Why I give things up for Lent

I'm not Catholic, or part of a denomination that follows a liturgical calendar or celebrates Lent, but I've been making my token sacrifice during this season for about 16 years.

I don't remember exactly why I started, but I'm sure I was influenced by more exposure to Catholicism through people in college, including one Catholic best friend, and two other best friends converting with their families away from the good, old Assemblies of God.  I was raised semi-Pentecostal by my family, then attended AofG churches & school from 7th-12th grades, attending AofG church into college.  Seth & I even got married in an AofG church.

I saw later in life, while teaching at my alma mater, that though I didn't realize while it was being done, I was certainly given an anti-Catholic POV at my school.  I remember being quite worried about my friends who were going to catholic churches-- I might as well have called them papists like some Elizabethan snob.  I was afraid that they were praying to saints and relying on works to save them, that they wouldn't still pray and know God, and that Jesus would lose stature in their hearts.

The school I attended was a bit crazy.  Have you seen the movie Jesus Camp?  That isn't too terribly off the mark, though we were decidedly less militaristic.  Mix Jesus Camp  with a healthy dose of Saved and you've hit it right on the head.  Every year, we had Spiritual Emphasis Week, which meant that we had chapel every day, sometimes with a semi-special guest speaker, and all were expected to raise their hands, go to the front, or whatever.  Though I was one of the students who was actually into it, I also had no qualms at all about helping to stir up emotion so that chapel ran really long and we could miss more classes.  I was a good kid, and the ones who had attitudes and didn't raise their hands to say that they wanted to be on fire for Jesus were the bad kids.

When I asked one friend about why she liked the Catholic church better, she said that it was because there was order and reverence, and that it wasn't a circus.  I could partially see that, but I still thought she was just hard-hearted towards the moving of the Spirit.

But all of this must have been sinking in and growing in me even then, because I started giving things up for Lent my sophomore year of college.  I must have already noticed the lack of traditions that we have in Protestantism, and it made me sad.  I remember my mom chuckling at me that first year, saying that I had made my own little religion, picking and choosing from different ones.  Nowadays, that comment would get me shouted down as a tolerant, "ecumenical" (yuck!), relativistically-minded weakling who isn't really a Christian.  It's something that makes me proud, though.*  I was in college, meeting new people-including many Muslims, learning new things, and I was searching for ways to make my faith my own. 
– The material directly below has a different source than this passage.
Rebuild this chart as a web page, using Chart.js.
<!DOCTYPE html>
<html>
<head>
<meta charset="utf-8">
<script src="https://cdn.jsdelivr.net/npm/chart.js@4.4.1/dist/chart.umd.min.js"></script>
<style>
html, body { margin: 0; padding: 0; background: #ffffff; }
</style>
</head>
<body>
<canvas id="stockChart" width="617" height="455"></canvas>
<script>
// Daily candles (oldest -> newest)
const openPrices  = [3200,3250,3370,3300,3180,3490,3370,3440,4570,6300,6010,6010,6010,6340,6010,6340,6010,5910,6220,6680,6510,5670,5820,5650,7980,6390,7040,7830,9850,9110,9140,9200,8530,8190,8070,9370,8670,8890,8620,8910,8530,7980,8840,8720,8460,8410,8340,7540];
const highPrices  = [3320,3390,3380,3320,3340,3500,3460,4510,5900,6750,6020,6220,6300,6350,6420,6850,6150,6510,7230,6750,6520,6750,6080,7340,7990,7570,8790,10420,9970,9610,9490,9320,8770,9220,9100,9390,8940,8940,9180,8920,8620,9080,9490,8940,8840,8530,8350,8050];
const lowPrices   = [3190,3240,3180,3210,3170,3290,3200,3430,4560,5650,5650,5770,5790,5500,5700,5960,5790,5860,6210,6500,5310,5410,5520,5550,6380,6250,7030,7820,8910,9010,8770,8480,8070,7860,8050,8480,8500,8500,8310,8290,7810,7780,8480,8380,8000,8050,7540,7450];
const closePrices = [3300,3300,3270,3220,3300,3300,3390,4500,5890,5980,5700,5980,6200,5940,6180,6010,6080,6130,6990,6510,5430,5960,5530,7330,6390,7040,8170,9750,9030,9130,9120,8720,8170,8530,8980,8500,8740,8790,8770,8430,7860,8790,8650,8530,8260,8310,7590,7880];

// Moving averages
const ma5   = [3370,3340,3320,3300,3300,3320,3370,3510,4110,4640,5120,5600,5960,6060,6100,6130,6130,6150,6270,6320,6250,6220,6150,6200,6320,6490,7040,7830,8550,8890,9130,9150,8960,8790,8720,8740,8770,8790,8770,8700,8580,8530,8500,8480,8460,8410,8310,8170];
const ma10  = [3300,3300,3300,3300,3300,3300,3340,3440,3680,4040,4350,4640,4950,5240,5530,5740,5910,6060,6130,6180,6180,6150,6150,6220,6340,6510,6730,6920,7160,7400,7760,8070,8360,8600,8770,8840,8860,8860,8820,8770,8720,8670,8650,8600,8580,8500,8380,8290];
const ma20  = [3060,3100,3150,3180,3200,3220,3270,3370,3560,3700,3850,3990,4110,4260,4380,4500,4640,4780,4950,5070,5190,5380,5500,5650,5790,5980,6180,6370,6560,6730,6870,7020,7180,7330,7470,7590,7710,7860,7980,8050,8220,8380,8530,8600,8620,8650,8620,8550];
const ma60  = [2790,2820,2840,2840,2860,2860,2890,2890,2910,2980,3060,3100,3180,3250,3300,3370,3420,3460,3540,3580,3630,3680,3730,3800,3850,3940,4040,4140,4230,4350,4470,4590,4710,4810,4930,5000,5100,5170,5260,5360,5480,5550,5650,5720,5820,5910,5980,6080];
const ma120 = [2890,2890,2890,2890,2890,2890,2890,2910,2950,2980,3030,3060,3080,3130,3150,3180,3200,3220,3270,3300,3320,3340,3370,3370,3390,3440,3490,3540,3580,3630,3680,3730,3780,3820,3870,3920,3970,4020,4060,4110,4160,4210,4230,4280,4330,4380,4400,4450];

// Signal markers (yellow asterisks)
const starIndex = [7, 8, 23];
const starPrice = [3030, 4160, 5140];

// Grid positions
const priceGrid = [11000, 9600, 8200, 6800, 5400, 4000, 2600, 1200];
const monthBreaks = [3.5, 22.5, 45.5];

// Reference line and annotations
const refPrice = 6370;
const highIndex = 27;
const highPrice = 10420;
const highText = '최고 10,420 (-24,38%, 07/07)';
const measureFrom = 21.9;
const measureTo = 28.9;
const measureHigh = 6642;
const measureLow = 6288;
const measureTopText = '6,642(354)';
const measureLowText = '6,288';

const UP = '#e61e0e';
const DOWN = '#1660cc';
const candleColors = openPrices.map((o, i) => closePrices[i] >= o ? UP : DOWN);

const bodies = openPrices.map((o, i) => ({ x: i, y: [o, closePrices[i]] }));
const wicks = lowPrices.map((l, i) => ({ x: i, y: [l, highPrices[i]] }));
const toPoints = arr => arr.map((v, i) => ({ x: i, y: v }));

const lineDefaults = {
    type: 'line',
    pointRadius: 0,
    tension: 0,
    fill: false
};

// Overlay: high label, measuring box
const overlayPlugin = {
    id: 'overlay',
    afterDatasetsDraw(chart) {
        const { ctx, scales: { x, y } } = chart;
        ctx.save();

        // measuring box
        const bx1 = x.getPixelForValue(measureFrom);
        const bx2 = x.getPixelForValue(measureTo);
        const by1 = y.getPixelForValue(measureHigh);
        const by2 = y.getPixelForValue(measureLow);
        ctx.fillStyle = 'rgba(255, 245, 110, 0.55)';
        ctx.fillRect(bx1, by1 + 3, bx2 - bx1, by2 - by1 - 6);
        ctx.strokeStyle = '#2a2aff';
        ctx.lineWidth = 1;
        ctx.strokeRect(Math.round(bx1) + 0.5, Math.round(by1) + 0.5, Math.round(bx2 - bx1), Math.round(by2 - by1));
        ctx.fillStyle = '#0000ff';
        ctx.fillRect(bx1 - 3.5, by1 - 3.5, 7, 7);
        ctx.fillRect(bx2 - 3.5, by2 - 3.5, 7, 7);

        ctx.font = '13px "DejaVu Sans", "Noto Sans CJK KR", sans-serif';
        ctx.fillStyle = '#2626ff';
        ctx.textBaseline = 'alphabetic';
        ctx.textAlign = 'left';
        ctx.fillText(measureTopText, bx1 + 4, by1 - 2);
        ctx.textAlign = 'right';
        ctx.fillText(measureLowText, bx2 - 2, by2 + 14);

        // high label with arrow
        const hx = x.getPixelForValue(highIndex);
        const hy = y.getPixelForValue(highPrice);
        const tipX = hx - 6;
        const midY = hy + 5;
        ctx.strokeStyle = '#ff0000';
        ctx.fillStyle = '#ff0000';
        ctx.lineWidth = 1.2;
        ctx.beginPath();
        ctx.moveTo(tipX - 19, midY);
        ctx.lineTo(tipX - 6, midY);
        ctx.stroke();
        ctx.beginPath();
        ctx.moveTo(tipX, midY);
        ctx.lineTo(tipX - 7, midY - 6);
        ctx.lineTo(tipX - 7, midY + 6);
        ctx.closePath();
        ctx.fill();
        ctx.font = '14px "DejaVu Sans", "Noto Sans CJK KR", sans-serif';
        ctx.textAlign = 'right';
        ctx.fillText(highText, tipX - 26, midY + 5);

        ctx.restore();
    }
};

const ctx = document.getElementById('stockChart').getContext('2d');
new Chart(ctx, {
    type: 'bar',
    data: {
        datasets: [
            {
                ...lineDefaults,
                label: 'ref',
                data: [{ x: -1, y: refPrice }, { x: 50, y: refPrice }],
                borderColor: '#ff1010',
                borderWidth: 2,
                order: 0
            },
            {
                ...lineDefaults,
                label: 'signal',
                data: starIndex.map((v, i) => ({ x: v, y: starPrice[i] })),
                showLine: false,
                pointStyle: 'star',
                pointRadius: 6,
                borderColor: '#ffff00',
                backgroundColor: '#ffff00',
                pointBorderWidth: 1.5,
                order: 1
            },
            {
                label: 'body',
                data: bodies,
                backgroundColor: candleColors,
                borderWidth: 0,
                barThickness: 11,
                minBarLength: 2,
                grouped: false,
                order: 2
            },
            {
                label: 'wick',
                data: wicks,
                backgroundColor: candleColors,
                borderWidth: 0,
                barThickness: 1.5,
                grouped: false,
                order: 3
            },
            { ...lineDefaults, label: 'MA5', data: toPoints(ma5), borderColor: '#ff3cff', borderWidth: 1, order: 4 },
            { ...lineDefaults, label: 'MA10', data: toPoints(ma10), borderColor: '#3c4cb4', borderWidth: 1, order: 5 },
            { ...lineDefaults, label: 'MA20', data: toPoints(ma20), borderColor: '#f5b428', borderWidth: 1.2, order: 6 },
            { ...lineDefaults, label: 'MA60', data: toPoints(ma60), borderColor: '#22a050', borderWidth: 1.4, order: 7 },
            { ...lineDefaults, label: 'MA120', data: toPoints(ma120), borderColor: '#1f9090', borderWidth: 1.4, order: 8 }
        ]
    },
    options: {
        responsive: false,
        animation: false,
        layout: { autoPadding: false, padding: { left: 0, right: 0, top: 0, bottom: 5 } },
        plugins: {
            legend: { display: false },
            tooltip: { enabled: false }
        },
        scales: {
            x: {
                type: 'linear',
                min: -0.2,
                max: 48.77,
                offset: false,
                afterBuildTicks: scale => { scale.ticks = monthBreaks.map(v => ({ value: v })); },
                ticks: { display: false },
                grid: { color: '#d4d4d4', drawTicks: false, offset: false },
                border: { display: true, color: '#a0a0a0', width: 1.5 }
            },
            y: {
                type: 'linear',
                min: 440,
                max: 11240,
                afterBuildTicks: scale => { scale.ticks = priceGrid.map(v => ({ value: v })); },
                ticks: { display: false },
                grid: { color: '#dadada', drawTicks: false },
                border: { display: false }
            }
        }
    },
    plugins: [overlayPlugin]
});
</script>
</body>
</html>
And I still find God's truth all over the place.  I surely don't have it cornered & labeled.  I will happily pluck the truth that I see and add it to my prismatic view of God, especially when it comes from other Christian brothers and sisters.  That's a no-brainer.

Protestants got rid of the sacraments other than baptism and communion (which we don't even do that often), and severed ties with almost all of church history and tradition, as if we/they had invented Christianity out of whole cloth in the 16th century.  I understand that there were course corrections to be made, but it's a classic case of baby/bathwater.

So I do my best to sacrifice a little bit for Lent.  Out of a sense of tradition and unity, and also because I do think it draws me closer to Jesus.  I don't think my salvation depends upon it, and I don't think God cares a lot, other than the fact that we have a relationship and I made a promise.  I remember his sacrifices, and I attempt to die a little to myself more than I normally would.  When I desire the thing I gave up, I learn to live without it and I talk to him.  A little deprivation isn't going to kill most Americans. 

*"You seem to be very broad-minded in your opinions, Miss Shirley."  "That's the nicest compliment anyone's ever paid me, Mrs. Harris."